Records from a data collection:
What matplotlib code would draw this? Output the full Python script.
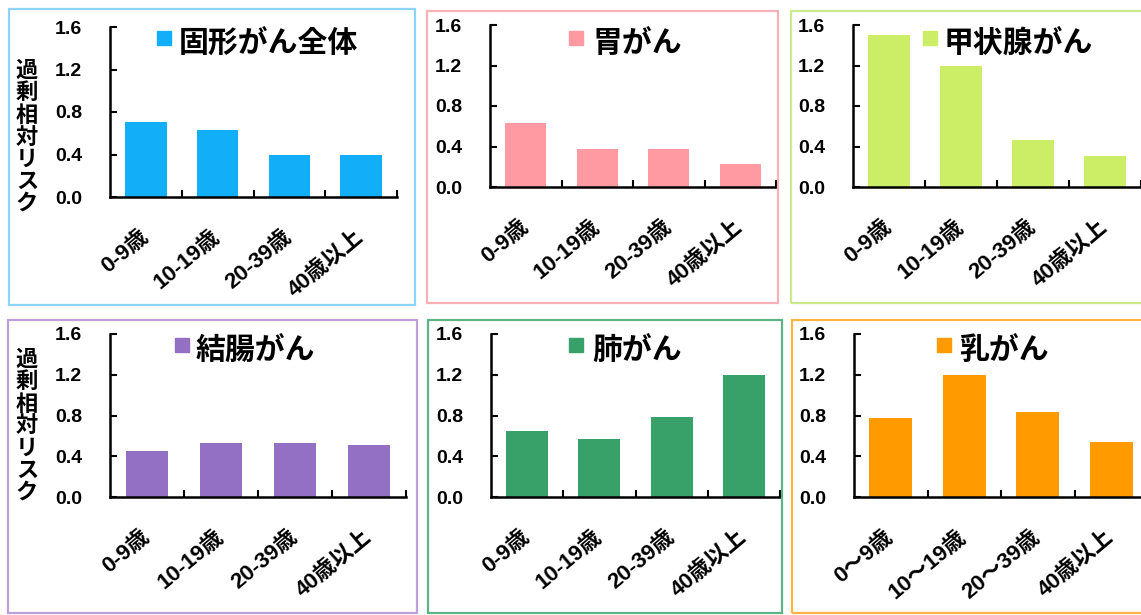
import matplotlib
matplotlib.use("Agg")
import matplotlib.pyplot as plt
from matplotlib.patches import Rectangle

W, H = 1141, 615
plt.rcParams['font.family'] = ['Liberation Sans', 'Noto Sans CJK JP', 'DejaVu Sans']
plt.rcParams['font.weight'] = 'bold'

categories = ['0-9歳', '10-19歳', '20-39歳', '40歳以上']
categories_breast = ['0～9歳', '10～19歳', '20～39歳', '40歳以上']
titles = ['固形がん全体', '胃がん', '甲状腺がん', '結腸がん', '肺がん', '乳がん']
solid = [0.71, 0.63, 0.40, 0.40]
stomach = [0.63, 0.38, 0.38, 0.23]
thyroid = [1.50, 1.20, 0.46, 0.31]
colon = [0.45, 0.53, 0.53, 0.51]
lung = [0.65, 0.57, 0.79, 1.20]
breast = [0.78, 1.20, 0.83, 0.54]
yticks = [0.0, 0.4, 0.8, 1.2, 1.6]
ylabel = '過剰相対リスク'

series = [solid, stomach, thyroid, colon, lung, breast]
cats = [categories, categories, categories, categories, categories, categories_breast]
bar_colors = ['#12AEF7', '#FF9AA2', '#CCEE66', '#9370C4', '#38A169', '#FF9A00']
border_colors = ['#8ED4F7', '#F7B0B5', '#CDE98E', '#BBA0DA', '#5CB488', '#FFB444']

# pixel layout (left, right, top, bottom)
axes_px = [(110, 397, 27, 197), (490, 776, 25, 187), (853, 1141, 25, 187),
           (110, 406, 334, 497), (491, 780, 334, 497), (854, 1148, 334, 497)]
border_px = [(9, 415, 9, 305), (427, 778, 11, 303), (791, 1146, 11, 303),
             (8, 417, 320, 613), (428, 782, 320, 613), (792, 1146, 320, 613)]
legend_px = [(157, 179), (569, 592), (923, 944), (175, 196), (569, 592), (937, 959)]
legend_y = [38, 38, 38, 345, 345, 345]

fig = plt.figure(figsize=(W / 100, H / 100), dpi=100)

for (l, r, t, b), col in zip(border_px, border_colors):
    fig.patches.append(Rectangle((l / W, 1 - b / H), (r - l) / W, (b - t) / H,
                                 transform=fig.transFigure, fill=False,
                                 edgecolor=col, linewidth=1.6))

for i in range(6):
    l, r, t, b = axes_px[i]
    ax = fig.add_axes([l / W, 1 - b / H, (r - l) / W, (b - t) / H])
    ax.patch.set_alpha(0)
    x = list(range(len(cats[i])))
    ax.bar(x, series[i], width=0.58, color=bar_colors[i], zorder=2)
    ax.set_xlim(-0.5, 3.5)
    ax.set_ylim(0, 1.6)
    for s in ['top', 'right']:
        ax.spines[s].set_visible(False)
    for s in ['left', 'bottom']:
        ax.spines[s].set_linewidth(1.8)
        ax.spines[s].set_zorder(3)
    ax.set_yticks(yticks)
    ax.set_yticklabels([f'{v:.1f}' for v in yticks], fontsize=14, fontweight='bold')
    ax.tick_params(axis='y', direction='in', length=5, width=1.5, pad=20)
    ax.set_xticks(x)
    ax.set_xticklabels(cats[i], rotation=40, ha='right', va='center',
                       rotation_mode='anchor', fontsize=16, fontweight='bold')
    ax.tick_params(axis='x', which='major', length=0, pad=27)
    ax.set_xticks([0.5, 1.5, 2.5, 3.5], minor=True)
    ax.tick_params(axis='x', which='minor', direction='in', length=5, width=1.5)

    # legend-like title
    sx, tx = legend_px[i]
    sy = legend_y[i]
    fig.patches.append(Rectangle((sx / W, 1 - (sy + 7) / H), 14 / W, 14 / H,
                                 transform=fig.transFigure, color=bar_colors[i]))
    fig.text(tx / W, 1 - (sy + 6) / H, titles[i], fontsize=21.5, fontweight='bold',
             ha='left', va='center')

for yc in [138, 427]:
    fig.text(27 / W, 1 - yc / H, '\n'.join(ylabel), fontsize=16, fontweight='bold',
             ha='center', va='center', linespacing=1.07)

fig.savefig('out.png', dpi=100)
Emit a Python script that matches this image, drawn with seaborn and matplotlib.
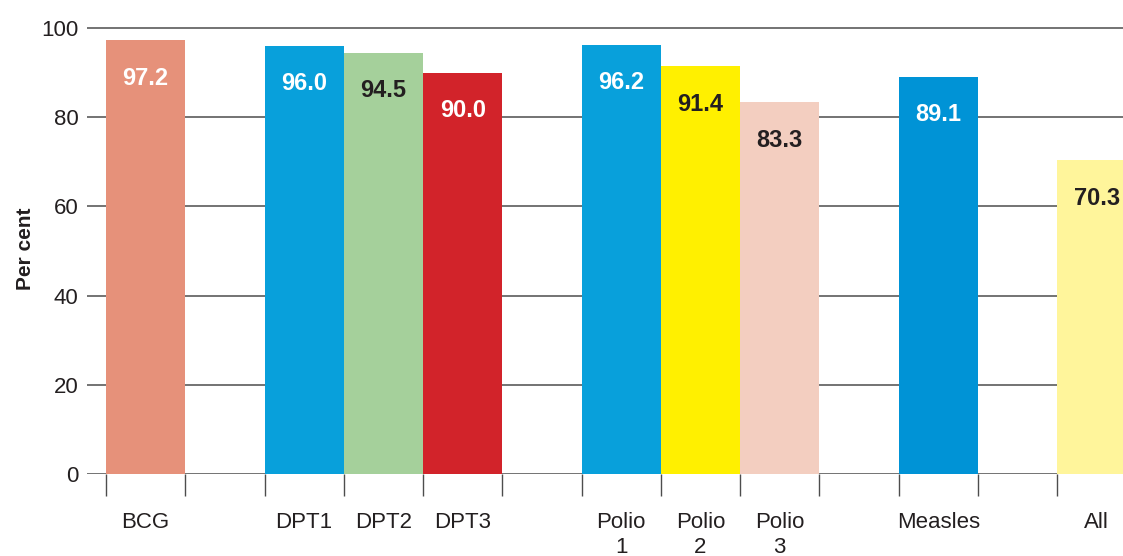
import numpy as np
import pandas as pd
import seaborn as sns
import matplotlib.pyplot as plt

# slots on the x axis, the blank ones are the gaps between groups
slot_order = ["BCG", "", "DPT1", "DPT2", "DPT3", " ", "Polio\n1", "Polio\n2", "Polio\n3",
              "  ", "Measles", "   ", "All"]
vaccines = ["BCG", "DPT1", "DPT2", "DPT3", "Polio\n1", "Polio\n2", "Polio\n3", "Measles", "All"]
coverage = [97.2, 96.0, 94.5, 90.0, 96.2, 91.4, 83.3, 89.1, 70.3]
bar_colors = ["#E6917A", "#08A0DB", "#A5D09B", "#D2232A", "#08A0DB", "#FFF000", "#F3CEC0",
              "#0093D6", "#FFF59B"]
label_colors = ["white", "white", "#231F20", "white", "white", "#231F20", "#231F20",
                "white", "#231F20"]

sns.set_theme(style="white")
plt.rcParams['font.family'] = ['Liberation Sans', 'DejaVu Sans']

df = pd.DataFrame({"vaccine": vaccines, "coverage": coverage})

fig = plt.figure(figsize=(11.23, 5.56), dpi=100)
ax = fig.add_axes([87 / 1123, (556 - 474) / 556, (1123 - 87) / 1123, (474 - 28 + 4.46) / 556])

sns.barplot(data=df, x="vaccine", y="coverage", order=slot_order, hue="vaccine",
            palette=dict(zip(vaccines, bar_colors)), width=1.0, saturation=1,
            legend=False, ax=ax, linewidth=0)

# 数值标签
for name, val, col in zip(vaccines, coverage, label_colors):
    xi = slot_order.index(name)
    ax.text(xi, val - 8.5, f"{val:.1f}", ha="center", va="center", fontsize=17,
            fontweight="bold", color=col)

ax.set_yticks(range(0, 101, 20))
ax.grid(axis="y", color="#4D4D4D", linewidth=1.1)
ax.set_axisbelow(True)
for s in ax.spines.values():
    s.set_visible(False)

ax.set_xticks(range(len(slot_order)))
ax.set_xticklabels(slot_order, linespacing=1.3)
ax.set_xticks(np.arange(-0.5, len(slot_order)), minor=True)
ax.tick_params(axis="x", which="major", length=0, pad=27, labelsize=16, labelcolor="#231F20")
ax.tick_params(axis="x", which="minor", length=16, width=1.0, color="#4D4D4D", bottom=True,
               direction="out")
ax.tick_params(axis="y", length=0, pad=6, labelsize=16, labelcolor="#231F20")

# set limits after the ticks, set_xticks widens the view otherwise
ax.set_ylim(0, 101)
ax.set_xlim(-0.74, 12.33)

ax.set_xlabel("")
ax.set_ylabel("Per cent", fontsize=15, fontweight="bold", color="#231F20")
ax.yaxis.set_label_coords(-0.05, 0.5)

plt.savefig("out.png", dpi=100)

THE PROBLEM - From the entries above, copy every line where the word "seaborn" shows up.

OUTPUT FOR THIS EXERCISE -
Emit a Python script that matches this image, drawn with seaborn and matplotlib.
import seaborn as sns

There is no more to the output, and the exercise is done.